The dependence on the US market means other countries, including Thailand, cannot pursue an independent monetary policy that is decoupled from the US.

“The Fed is the world’s central bank,” Kobsidthi Silpachai, head of Capital Markets Research at Kasikornbank, said.

He said that 90 percent of financial assets bought and sold in foreign exchange in Thailand are in US dollars. And most of the BOT’s assets are in US dollars and US treasury bonds, leading to a so-called Fed contagion, he added.

A rate hike signal

The BOT’s Monetary Policy Committee (MPC) appeared to be split about the timing of the rate hike. The seven-member committee voted 4:3 to maintain the rate at 0.5 percent at their last meeting on June 8.

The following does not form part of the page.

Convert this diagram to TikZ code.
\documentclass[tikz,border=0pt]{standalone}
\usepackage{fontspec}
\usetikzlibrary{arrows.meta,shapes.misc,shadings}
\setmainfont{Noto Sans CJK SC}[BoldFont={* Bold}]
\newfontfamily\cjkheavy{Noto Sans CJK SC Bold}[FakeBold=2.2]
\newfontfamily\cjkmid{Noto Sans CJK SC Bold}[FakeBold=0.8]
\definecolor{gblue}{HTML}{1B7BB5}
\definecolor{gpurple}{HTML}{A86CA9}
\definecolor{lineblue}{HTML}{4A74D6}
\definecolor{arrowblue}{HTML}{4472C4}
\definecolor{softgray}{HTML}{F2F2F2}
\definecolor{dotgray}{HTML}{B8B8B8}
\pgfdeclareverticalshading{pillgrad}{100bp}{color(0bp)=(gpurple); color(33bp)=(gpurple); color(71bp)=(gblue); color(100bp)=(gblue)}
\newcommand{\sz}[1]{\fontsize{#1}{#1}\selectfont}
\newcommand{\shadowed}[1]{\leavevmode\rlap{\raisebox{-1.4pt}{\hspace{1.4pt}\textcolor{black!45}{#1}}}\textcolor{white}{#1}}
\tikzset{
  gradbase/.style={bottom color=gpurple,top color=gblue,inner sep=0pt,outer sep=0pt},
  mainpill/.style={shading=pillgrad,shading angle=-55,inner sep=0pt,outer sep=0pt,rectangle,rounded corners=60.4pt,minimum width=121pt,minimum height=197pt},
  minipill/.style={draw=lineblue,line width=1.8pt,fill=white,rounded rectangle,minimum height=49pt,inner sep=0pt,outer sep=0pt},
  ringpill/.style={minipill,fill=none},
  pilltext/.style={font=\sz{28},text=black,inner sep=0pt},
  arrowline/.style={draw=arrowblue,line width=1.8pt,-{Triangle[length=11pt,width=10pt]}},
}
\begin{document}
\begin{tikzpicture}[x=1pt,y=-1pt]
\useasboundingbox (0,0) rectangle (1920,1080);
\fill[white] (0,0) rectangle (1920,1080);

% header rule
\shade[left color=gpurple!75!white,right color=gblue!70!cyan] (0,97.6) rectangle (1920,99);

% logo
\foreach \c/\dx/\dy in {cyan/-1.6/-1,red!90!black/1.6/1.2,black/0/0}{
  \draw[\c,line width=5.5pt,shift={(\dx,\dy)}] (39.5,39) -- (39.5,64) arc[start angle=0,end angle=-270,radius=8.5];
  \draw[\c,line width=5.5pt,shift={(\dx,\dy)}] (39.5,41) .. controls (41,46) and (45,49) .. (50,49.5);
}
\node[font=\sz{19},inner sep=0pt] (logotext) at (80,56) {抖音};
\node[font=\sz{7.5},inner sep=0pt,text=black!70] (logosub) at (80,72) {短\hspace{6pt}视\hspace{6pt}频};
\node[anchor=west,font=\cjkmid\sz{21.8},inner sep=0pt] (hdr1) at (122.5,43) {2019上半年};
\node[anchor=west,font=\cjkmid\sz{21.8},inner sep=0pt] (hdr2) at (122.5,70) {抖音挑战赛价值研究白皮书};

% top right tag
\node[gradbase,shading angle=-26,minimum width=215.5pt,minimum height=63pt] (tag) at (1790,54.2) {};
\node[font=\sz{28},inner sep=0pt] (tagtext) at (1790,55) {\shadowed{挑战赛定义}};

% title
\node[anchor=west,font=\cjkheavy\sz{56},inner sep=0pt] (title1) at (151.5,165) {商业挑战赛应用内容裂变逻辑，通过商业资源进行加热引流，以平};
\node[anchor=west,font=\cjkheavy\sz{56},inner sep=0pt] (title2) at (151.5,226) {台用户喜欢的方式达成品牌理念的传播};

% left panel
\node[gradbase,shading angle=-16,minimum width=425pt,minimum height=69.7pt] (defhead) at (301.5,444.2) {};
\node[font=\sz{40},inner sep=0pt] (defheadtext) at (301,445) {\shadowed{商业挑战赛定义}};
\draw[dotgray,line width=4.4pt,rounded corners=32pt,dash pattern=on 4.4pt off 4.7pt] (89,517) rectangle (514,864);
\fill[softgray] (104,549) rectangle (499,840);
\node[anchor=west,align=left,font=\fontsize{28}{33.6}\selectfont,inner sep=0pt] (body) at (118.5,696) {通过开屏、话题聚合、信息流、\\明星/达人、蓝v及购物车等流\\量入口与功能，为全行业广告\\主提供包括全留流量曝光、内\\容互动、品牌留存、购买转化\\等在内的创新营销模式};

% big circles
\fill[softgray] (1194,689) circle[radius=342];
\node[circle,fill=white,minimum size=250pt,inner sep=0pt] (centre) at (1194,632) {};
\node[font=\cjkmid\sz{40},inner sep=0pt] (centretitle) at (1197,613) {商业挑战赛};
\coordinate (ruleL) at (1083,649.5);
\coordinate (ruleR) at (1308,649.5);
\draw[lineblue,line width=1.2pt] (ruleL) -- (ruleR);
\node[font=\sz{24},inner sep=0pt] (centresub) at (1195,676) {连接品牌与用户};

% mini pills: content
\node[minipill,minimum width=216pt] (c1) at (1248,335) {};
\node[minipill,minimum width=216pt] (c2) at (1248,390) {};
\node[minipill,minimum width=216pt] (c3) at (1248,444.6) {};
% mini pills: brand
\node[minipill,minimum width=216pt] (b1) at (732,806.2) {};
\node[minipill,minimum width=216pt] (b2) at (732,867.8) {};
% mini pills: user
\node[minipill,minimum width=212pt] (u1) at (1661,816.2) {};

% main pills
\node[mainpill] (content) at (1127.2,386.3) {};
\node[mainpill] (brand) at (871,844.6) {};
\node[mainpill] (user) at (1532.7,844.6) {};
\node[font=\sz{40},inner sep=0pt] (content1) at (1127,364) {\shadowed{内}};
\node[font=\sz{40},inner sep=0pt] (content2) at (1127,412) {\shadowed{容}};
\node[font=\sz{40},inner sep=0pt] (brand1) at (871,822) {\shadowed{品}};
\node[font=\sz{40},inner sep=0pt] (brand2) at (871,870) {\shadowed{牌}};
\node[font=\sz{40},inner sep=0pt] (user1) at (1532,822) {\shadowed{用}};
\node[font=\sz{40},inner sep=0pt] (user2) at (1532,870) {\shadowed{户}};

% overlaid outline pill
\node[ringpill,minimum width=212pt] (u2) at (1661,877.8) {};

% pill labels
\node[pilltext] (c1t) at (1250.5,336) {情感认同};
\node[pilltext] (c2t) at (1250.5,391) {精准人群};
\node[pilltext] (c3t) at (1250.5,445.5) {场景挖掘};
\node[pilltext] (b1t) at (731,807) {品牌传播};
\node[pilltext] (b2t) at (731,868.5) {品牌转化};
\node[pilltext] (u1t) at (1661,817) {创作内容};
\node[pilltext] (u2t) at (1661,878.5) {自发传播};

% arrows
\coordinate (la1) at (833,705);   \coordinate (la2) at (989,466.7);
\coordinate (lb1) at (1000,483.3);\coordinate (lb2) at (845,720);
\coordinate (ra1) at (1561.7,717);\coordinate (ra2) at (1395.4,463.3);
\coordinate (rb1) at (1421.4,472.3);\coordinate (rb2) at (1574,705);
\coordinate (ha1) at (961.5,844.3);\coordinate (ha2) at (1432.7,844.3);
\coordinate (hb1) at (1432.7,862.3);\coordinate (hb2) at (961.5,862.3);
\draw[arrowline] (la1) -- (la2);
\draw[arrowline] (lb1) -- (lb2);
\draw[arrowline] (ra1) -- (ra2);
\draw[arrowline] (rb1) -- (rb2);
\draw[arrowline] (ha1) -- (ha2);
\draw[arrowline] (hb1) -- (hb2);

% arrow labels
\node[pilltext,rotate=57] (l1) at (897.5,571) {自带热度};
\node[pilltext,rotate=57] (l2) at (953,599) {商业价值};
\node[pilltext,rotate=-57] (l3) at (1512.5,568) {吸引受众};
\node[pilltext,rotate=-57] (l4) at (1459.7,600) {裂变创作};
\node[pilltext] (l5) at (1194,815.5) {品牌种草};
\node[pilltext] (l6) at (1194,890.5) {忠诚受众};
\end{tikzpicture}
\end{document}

Many financial analysts believe that the central bank will raise the rate at the next meeting scheduled for August 10. The BOT has the twin challenges of fighting rising inflation as well as fine-tuning the exchange rate market.

Judging from the split vote, it is obvious that a rate hike is coming in Thailand sooner rather than later.

Weakening baht

The US rate hikes have largely contributed to the strengthening of the dollar against other currencies, including the baht. The Thai currency has weakened to almost 35.50 to a dollar, the lowest in years, which will only inflate the import bill for oil and gas, translate into higher production costs for manufacturers and as a consequence higher cost of living for consumers.

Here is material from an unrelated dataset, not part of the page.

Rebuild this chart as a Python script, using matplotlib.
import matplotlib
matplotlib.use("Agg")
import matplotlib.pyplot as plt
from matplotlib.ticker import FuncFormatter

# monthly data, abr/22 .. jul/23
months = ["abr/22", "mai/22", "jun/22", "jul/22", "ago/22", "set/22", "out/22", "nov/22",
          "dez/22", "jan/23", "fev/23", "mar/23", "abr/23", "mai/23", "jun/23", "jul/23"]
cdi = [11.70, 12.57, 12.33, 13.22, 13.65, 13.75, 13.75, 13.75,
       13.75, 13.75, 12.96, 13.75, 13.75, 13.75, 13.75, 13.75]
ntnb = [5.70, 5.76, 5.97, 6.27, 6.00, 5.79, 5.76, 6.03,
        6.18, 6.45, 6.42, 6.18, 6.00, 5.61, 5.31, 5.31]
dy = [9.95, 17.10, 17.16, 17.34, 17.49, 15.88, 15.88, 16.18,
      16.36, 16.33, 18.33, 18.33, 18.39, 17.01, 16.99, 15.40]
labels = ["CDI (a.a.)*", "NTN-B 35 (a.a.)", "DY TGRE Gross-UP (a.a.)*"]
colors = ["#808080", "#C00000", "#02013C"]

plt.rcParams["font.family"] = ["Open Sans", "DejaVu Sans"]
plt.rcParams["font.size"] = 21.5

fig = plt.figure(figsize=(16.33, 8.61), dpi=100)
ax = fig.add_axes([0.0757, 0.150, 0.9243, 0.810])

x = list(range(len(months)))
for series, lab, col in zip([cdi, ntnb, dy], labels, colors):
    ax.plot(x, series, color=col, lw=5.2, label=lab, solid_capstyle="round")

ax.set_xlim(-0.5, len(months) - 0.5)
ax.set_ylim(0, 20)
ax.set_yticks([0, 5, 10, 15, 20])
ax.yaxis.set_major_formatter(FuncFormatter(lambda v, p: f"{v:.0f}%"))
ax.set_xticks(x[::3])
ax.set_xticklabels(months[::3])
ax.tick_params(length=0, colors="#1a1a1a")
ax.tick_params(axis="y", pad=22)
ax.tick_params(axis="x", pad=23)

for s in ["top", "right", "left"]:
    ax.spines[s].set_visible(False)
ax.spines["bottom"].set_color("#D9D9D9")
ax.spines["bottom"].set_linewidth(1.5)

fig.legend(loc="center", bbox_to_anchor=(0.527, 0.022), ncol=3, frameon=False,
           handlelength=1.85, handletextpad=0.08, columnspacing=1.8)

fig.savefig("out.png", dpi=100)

Kriengkrai Thiennukul, chairman of the Federation of Thai Industries, has called on the Thai authorities to manage the exchange rate of the baht at around 32.50 to the dollar.

To prevent the baht from sliding further, or to strengthen it, the central bank needs to jack up its policy rate.

“The baht is not the weakest in the region, we are somewhere in the middle. We think that because of the split vote, we should see the MPC make a move in August with another hike in the fourth quarter,” said Kobsidthi.

Impact of rate hike

The current interest rate is a historic low and has punished savers, especially pensioners. “Savers get nothing by depositing their money in banks,” said Niwet Hemavachirawarakorn, a well-known value investor.

Due to the low interest rate environment, investors are looking for high-yield investment products and many, especially young and inexperienced investors, end up investing in cryptocurrencies. Those who invest in risk assets such as equity and cryptocurrencies are hurt now as asset prices are plunging.

Should the BOT raise the policy rate and commercial banks follow the central bank by raising their lending and deposit rates, it would be a blow to borrowers, especially those with mortgage and car-hire purchase debt.

Government’s role

Kristalina Georgieva, head of the International Monetary Fund, recently urged governments around the world to provide the poorest people subsidies on food and energy prices.

The Thai government has also provided some subsidies on cooking gas and diesel prices. The energy subsidies have bloated the state-run Oil Fuel Fund deficit as of June 12 to 91.1 billion baht. To restore the fund’s liquidity, the government recently asked gas and oil refineries to provide a monthly contribution to the fund. Critics have accused refineries of enjoying fat margins at the expense of consumers and industries.

Thai authorities aim to hold diesel price at 35 baht per liter until the end of this month and it could later let it rise to 38 baht. The outlook on energy prices will largely depend on developments in Russia’s invasion of Ukraine and how long the war will go on.

Meanwhile, worries continue on the food side; traders recently warned that the price of rice may follow the rising trend of wheat. This, however, may not have an adverse effect as Thailand has plenty of rice. Thai farmers, however, are already adversely impacted by rising prices of fertilizers and animal feed.